In Sharjah’s indoor-outdoor animal market, I see a canary face down in its food bowl, dead, and a nearly featherless grey parrot panting behind the glass of a locked storefront. Around the corner, the windows of Shop 34 are covered with newspaper, and the front door is sealed with a sticker stating that tampering with it is a crime. Moiz Jarral, the manager of the shop next door, Al Taghreed Birds & Animal Trading, says he thinks the owner of Shop 34 was selling illegal parrots, and he suspects several other shops at his end of the market may be doing the same. I ask him about the African greys without ankle rings I’ve seen in shops, including one just down the hall. “If any of the birds don’t have the ring, it will not be considered a legal bird,” he says. “If a bird doesn’t have a ring, you can’t keep it.” The government will confiscate it.

Jarral texts me when he gets his next shipment of African greys, 30 “pieces” from Fourie. They’re snapped up in days.  

Parrots — likely ones that had been recently released — on a tree at the rescue center in Dingi. 

Karine Aigner

Back in Dubai, I meet Canary Land owner Hameed Shraim — “Dubai’s answer to Dr. Dolittle,” according to Emirates Today. Many visitors to his shop aren’t so enamored. With more than 70 one-star reviews detailing “horrible conditions,” including filthy cages and sick birds, Canary Land is widely considered a grim example of animal abuse. One reviewer calls it a “graveyard for animals.” Another writes, “Allah will punish u for what u do.” 
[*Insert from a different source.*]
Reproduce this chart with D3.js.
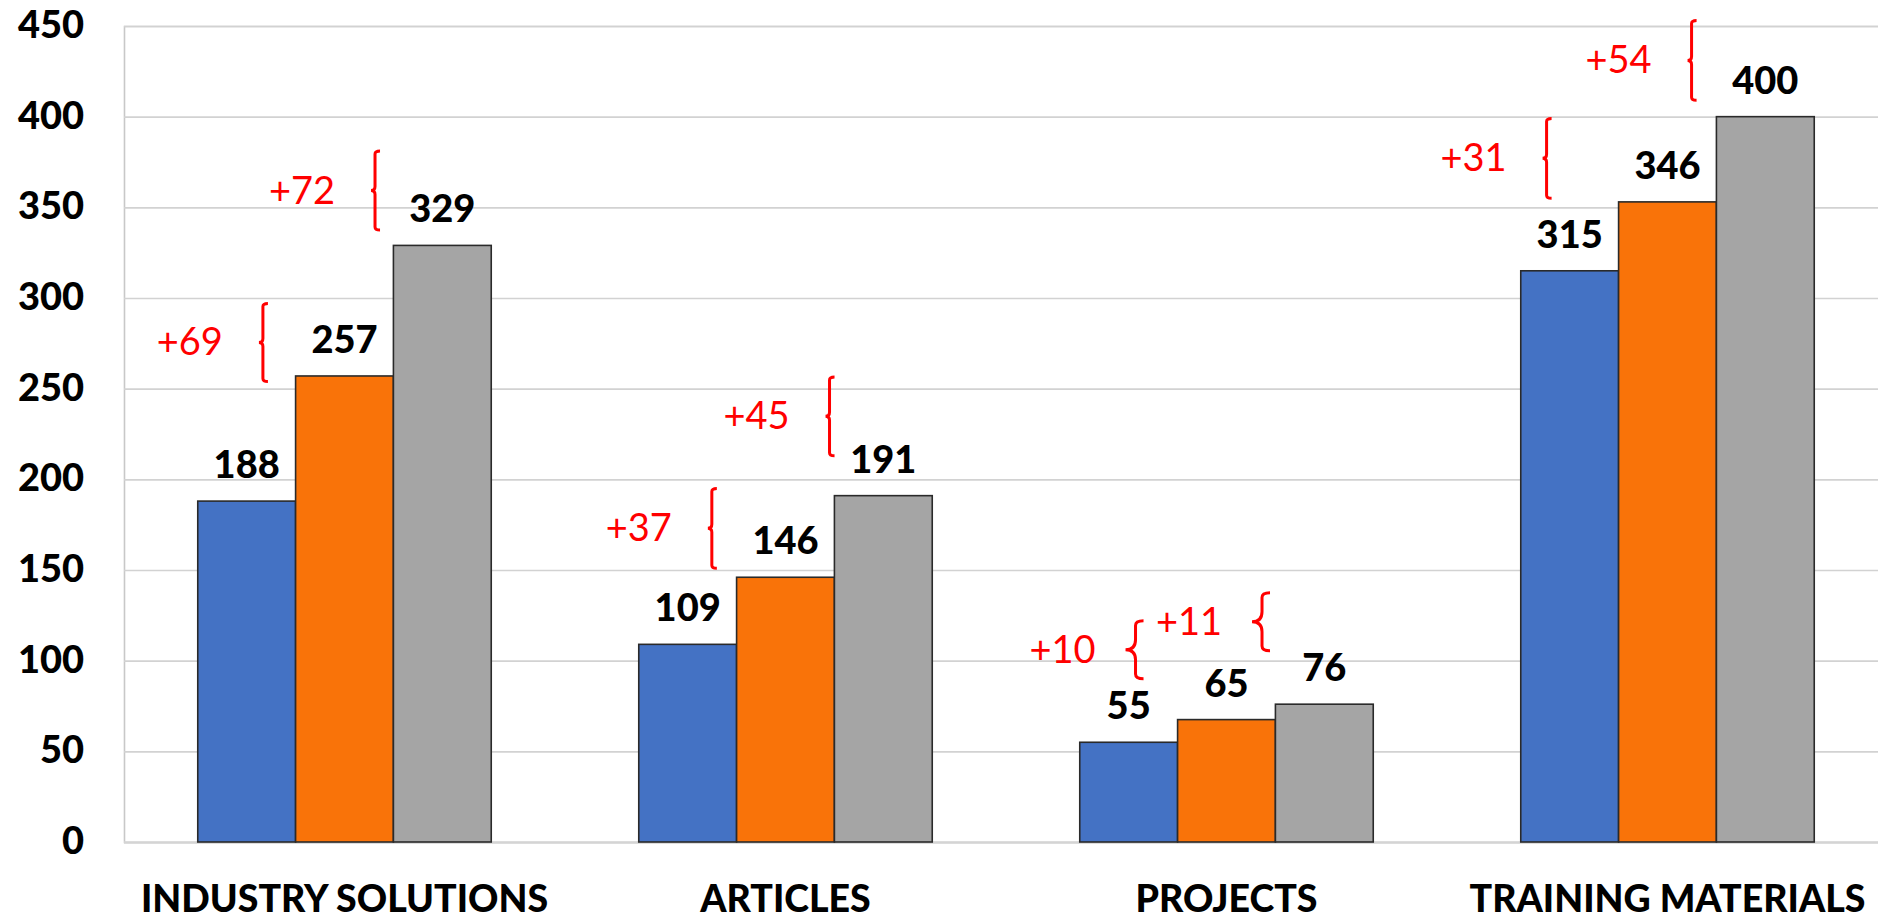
<!DOCTYPE html>
<html>
<head>
<meta charset="utf-8">
<script src="https://cdn.jsdelivr.net/npm/d3@7"></script>
<style>
  html, body { margin: 0; padding: 0; background: #ffffff; overflow: hidden; }
  svg { display: block; }
</style>
</head>
<body>
<svg id="chart" width="1878" height="920"></svg>
<script>
// ---- data ----
const categories = ["INDUSTRY SOLUTIONS", "ARTICLES", "PROJECTS", "TRAINING MATERIALS"];
const seriesA = [188, 109, 55, 315];
const seriesB = [257, 146, 67.5, 353];
const seriesC = [329, 191, 76, 400];
const labelsA = ["188", "109", "55", "315"];
const labelsB = ["257", "146", "65", "346"];
const labelsC = ["329", "191", "76", "400"];
const yTicks = [0, 50, 100, 150, 200, 250, 300, 350, 400, 450];

// difference annotations (brace spans in value units, placement across the category band)
const annCategory = [0, 0, 1, 1, 2, 2, 3, 3];
const annText = ["+69", "+72", "+37", "+45", "+10", "+11", "+31", "+54"];
const annHigh = [297, 381, 195, 256.5, 122, 137.5, 399, 453];
const annLow = [254, 337.5, 151, 213, 90, 105.5, 355, 409];
const annAt = [0.222, 0.604, 0.249, 0.65, 0.19, 0.621, 0.088, 0.582];

(function () {
// ---- layout ----
const plotLeft = 124, plotRight = 1888, plotTop = 26, plotBottom = 842;
const colors = ["#4472C4", "#F97309", "#A5A5A5"];
const FONT = "Lato, 'Open Sans', sans-serif";
const BOLD = 900;

const svg = d3.select("#chart");

const x = d3.scaleBand().domain(d3.range(categories.length))
  .range([plotLeft, plotRight]).paddingInner(0.3345).paddingOuter(0.3345 / 2);
const xs = d3.scaleBand().domain([0, 1, 2]).range([0, x.bandwidth()]).padding(0);
const y = d3.scaleLinear().domain([0, 450]).range([plotBottom, plotTop]);

// gridlines
const yAxis = d3.axisLeft(y).tickValues(yTicks).tickSize(-(plotRight - plotLeft)).tickFormat("");
const gAxis = svg.append("g").attr("transform", `translate(${plotLeft},0)`).call(yAxis);
gAxis.select(".domain").attr("stroke", "#c8c8c8").attr("stroke-width", 1.6);
gAxis.selectAll(".tick line").attr("stroke", "#d2d2d2").attr("stroke-width", 1.6);
gAxis.selectAll(".tick").filter(d => d === 0).select("line")
  .attr("stroke", "#d4d4d4").attr("stroke-width", 2.6);

// y tick labels
svg.append("g").selectAll("text").data(yTicks).join("text")
  .attr("x", 84).attr("y", d => y(d) + 12)
  .attr("text-anchor", "end")
  .style("font-family", FONT).style("font-weight", BOLD).style("font-size", "38px")
  .attr("fill", "#000").text(d => d);

// bars
const series = [seriesA, seriesB, seriesC];
const labels = [labelsA, labelsB, labelsC];
const barData = [];
series.forEach((s, si) => s.forEach((v, ci) => barData.push({ si, ci, v, label: labels[si][ci] })));

svg.append("g").selectAll("rect").data(barData).join("rect")
  .attr("x", d => x(d.ci) + xs(d.si))
  .attr("y", d => y(d.v))
  .attr("width", xs.bandwidth())
  .attr("height", d => y(0) - y(d.v))
  .attr("fill", d => colors[d.si])
  .attr("stroke", "#2a2a2a").attr("stroke-width", 1.6);

// value labels
svg.append("g").selectAll("text").data(barData).join("text")
  .attr("x", d => x(d.ci) + xs(d.si) + xs.bandwidth() / 2)
  .attr("y", d => y(d.v) - 23)
  .attr("text-anchor", "middle")
  .style("font-family", FONT).style("font-weight", BOLD).style("font-size", "38px")
  .attr("fill", "#000").text(d => d.label);

// category labels
svg.append("g").selectAll("text").data(categories).join("text")
  .attr("x", (d, i) => x(i) + x.bandwidth() / 2)
  .attr("y", 912)
  .attr("text-anchor", "middle")
  .style("font-family", FONT).style("font-weight", BOLD).style("font-size", "37.5px")
  .attr("fill", "#000").text(d => d);

// annotations: braces + red delta text
const annData = annText.map((t, i) => ({
  t, c: annCategory[i], hi: annHigh[i], lo: annLow[i], at: annAt[i]
}));
function bracePath(d) {
  const bx = x(d.c) + d.at * x.bandwidth();
  const yt = y(d.hi), yb = y(d.lo), ym = (yt + yb) / 2;
  const small = (yb - yt) < 70;
  const h = small ? 8 : 5, n = small ? 10 : 4;
  const p = d3.path();
  p.moveTo(bx + h, yt);
  p.quadraticCurveTo(bx, yt, bx, yt + h * 0.6);
  p.lineTo(bx, ym - n);
  p.quadraticCurveTo(bx, ym, bx - n, ym);
  p.quadraticCurveTo(bx, ym, bx, ym + n);
  p.lineTo(bx, yb - h * 0.6);
  p.quadraticCurveTo(bx, yb, bx + h, yb);
  return p.toString();
}
const gAnn = svg.append("g");
gAnn.selectAll("path").data(annData).join("path")
  .attr("d", bracePath)
  .attr("fill", "none").attr("stroke", "#FF0000").attr("stroke-width", 3);
gAnn.selectAll("text").data(annData).join("text")
  .attr("x", d => x(d.c) + d.at * x.bandwidth() - 40)
  .attr("y", d => (y(d.hi) + y(d.lo)) / 2 + 13)
  .attr("text-anchor", "end")
  .style("font-family", FONT).style("font-weight", 400).style("font-size", "38px")
  .attr("fill", "#FF0000").text(d => d.t);
})();
</script>
</body>
</html>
Shraim’s store is tucked between a vegetarian Indian restaurant and a dog groomer. The 51-year-old Jordanian is defensive about his bad reviews. The animals in bad shape were abandoned by customers moving abroad who couldn’t travel with them because they didn’t have paperwork to show they’re legal, Shraim says.

Parrots and other larger animals tucked in cages line one wall. A two-foot-long green iguana is stacked atop a barking black and white “pomchi,” a pomeranian-chihuahua mix, apparently being boarded while its owner is in England for several months. There are some large, black ravens, two nesting macaws shielded from view, and four pairs of African greys in cages, their floors coated with excrement. Several are trembling and missing clumps of feathers on their chests and bodies. One has lost almost its entire wing, maybe from plucking at it. A sign on the wall instructs “No photographs” — a measure, Shraim says, to prevent unwanted visitors from posting pictures with bad reviews.  

I ask him if online influencers have been a boost to business. In the past, he says, people like him would sell only the pet-shop basics — rabbits, hamsters, fish, turtles, kittens — but today’s customers, primed by what they see on social media, are often in the market for more unusual and exotic animals. 

“If you need to be famous,” he says, “you need to have something strange.”